Posted In Fiduciary Duty

In re Xura, Inc. Stockholder Litigation, C.A. No. 12698-VCS (Del. Ch. Jul. 12, 2019).

Under Delaware law, stating a claim for aiding and abetting a breach of fiduciary duty requires sufficiently alleging knowing participation by the non-fiduciary.  That is not an insignificant pleading standard, as this letter opinion illustrates in rejecting a second bite at the apple by a different plaintiff.

This decision arose out of a merger involving Siris Capital Group and Xura, Inc.  The Court of Chancery previously upheld breach of fiduciary duty claims against Xura’s CEO brought by a certain Xura stockholder (Obsidian Management), but dismissed aiding and abetting claims against Siris and members of its management.  Subsequently, another Xura stockholder (Szoke) initiated this action, purportedly on behalf of a class of Xura stockholders.  Szoke’s complaint was “nearly identical” to Obsidian’s complaint but attempted to cure the pleading deficiencies in the aiding and abetting claim.   

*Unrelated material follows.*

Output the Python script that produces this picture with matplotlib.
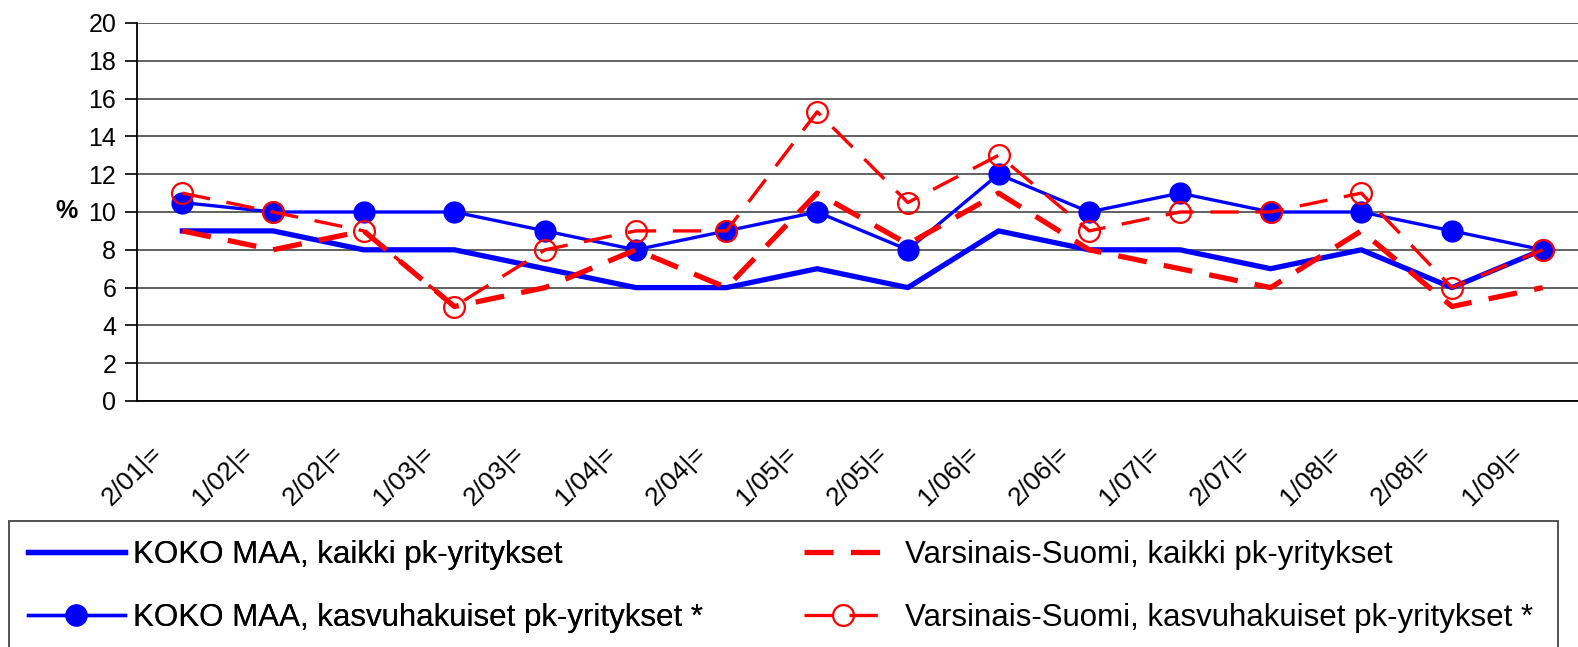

In response, the Siris defendants raised defenses of res judicata and stare decisis, while renewing their arguments aimed at the pleadings.  Although Obsidian’s and Szoke’s apparent coordination raised “legitimate concerns” in the Court’s mind about claim preclusion, the Court did not reach those procedural issues.  Instead, the Court addressed the substance of Szoke’s complaint, holding it too failed to sufficiently plead an aiding and abetting claim.  In that regard, the Court found deficient Szoke’s attempt to fill Obsidian’s pleading gaps with allegations based “on information and belief” despite having access to a “fully developed” discovery record from appraisal litigation.  As the Court explained, “[p]leading serial facts ‘on information and belief’ is no substitute for well-pled facts that will support a reasonable inference of wrongdoing.”